In conventional incandescent lamps, a filament is provided between two electrical contacts, and current is passed between the contacts through the filament. The electrical resistance of the filament material generates heat in the filament. Typical filaments in incandescent lamps operate between about 2500 K and about 3000 K. The heated filament emits electromagnetic radiation over a range of wavelengths, some of which are within the visible region of the electromagnetic spectrum. The emittance of conventional filaments at a given temperature may be approximated by Planck's equation for black body radiation.
Conventional incandescent lamps, while providing high quality, inexpensive lighting, are extremely inefficient. Only about five to ten percent of the energy supplied to a filament is converted into electromagnetic radiation at wavelengths within the visible region of the spectrum (i.e., about 380 nm to about 780 nm).
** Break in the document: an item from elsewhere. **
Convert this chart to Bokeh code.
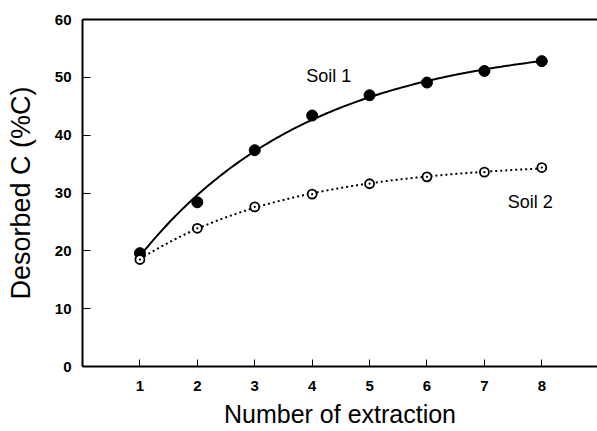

A large amount of energy is converted to radiation in the infrared region of the spectrum (i.e., between about 780 nm to about 3000 nm), and wasted as heat.
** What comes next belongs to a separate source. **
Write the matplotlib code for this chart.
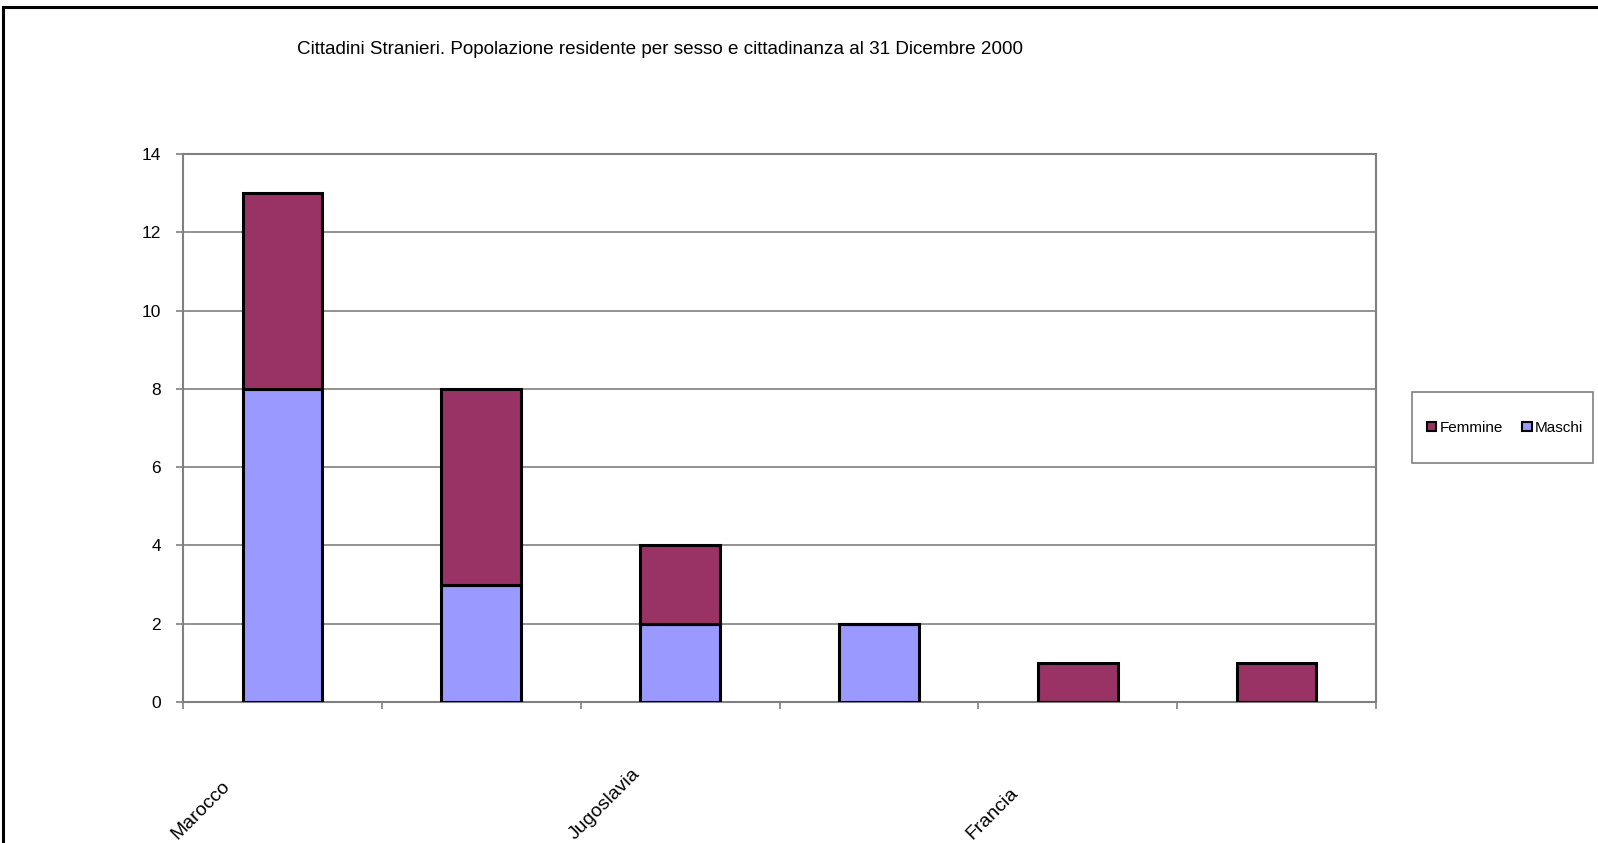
import matplotlib
matplotlib.use('Agg')
import matplotlib.pyplot as plt
import matplotlib.transforms as mtransforms
from matplotlib.patches import Rectangle, Patch
import numpy as np

plt.rcParams['font.family'] = ['Liberation Sans', 'DejaVu Sans']

# dati
paesi = ['Marocco', '', 'Jugoslavia', '', 'Francia', '']
maschi = [8, 3, 2, 2, 0, 0]
femmine = [5, 5, 2, 0, 1, 1]
titolo = 'Cittadini Stranieri. Popolazione residente per sesso e cittadinanza al 31 Dicembre 2000'

col_maschi = '#9999FF'
col_femmine = '#993366'
grigio = '#808080'

W, H = 1598, 843
fig = plt.figure(figsize=(W / 100, H / 100), dpi=100)
ax = fig.add_axes([183 / W, 1 - 702 / H, (1376 - 183) / W, (702 - 154) / H])

x = np.arange(len(paesi)) + 0.5
ax.bar(x, maschi, width=0.4, color=col_maschi, edgecolor='black', linewidth=2.2, zorder=3)
ax.bar(x, femmine, width=0.4, bottom=maschi, color=col_femmine, edgecolor='black', linewidth=2.2, zorder=3)

ax.set_xlim(0, len(paesi))
ax.set_ylim(0, 14)
ax.set_yticks(np.arange(0, 15, 2))
ax.set_xticks(np.arange(len(paesi) + 1))
ax.set_xticklabels([])
ax.yaxis.grid(True, color=grigio, linewidth=1.2, zorder=0)
for s in ax.spines.values():
    s.set_color(grigio)
    s.set_linewidth(1.5)
ax.tick_params(axis='both', color=grigio, length=5, width=1.2, labelsize=12.5)
ax.tick_params(axis='y', pad=11)

# etichette categorie: ruotate a 45 gradi, ancorate al bordo sinistro di ogni categoria
trans = mtransforms.blended_transform_factory(ax.transData, fig.transFigure)
for i, nome in enumerate(paesi):
    if nome:
        ax.text(i - 0.045, 1 - 837 / H, nome, rotation=45, rotation_mode='anchor',
                ha='left', va='center', fontsize=14, transform=trans, clip_on=False)

fig.text(660 / W, 1 - 49 / H, titolo, ha='center', va='center', fontsize=13.6)

# legenda
handles = [Patch(facecolor=col_femmine, edgecolor='black', linewidth=1.5, label='Femmine'),
           Patch(facecolor=col_maschi, edgecolor='black', linewidth=1.5, label='Maschi')]
fig.legend(handles=handles, loc='center', bbox_to_anchor=(1505 / W, 1 - 428 / H),
           ncol=2, fontsize=11, frameon=False, handlelength=0.6,
           handleheight=0.6, handletextpad=0.2, columnspacing=1.3, borderaxespad=0)
fig.patches.append(Rectangle((1412 / W, 1 - 463 / H), 181 / W, 71 / H, transform=fig.transFigure,
                             fill=False, edgecolor=grigio, linewidth=1.2))

# cornice del grafico
fig.patches.append(Rectangle((3 / W, -0.1), 1.2, 1 - 7 / H + 0.1, transform=fig.transFigure,
                             fill=False, edgecolor='black', linewidth=2.2))

fig.savefig('out.png', dpi=100)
From the time incandescent lamps were first invented by Thomas Edison, significant research has been conducted to find new methods, materials, and structures to increase the amount of electromagnetic radiation emitted in the visible region of the spectrum and minimize the amount of radiation emitted outside the visible region, thereby improving the efficiency of the lamp.
Tungsten, since its first use as an incandescent filament in 1911, continues to be the material of choice as a result of its emissive properties. True black bodies do not exist in nature. However, the radiation properties of materials may be described by including factors or variables for the material's emissivity into Planck's equations for black body radiation. Emissivity is the ratio of the spectral radiant emittance (i.e., emitted power per unit area per unit wavelength) of a material to the theoretical spectral radiant emittance of a true black body. The emissivity for a given material is not constant and may vary with wavelength, the angle of observation, and the temperature of the material. The emissivity of tungsten varies with wavelength and is higher in the visible region of the electromagnetic spectrum than in the infrared region (i.e., it radiates more electromagnetic radiation in the visible region than a true black body), which makes it the material of choice for use in incandescent lamps.
Other inventions directed to increasing the efficiency of incandescent lamps include coiling the filament into coiled structures, and filling the bulb of the lamp with halogen gas. In addition, coatings of materials that are transparent to radiation in the visible region, but reflective to radiation in the infrared region, have been applied to the bulb of incandescent lamps to reflect infrared radiation emitted by the filament back onto the filament itself, thereby further heating the filament.
Recently, the use of photonic crystals as incandescent emitters has been investigated. Photonic crystals are structures comprising at least two materials having different dielectric constants interspersed periodically throughout the structure. Photonic crystals may not emit radiation continuously over a range of wavelengths when the crystal is heated, as does a classical black body. Photonic crystals may emit strongly at certain wavelengths, but only weakly, if at all over a range of wavelengths at which the crystal would be expected to emit if it were a classical black body.
Although the efficiency of incandescent lamps has been improved over time, there remains a significant quantity of energy that is emitted as electromagnetic radiation outside the visible region of the spectrum. This energy is wasted and contributes to the inefficiency of conventional incandescent lamps.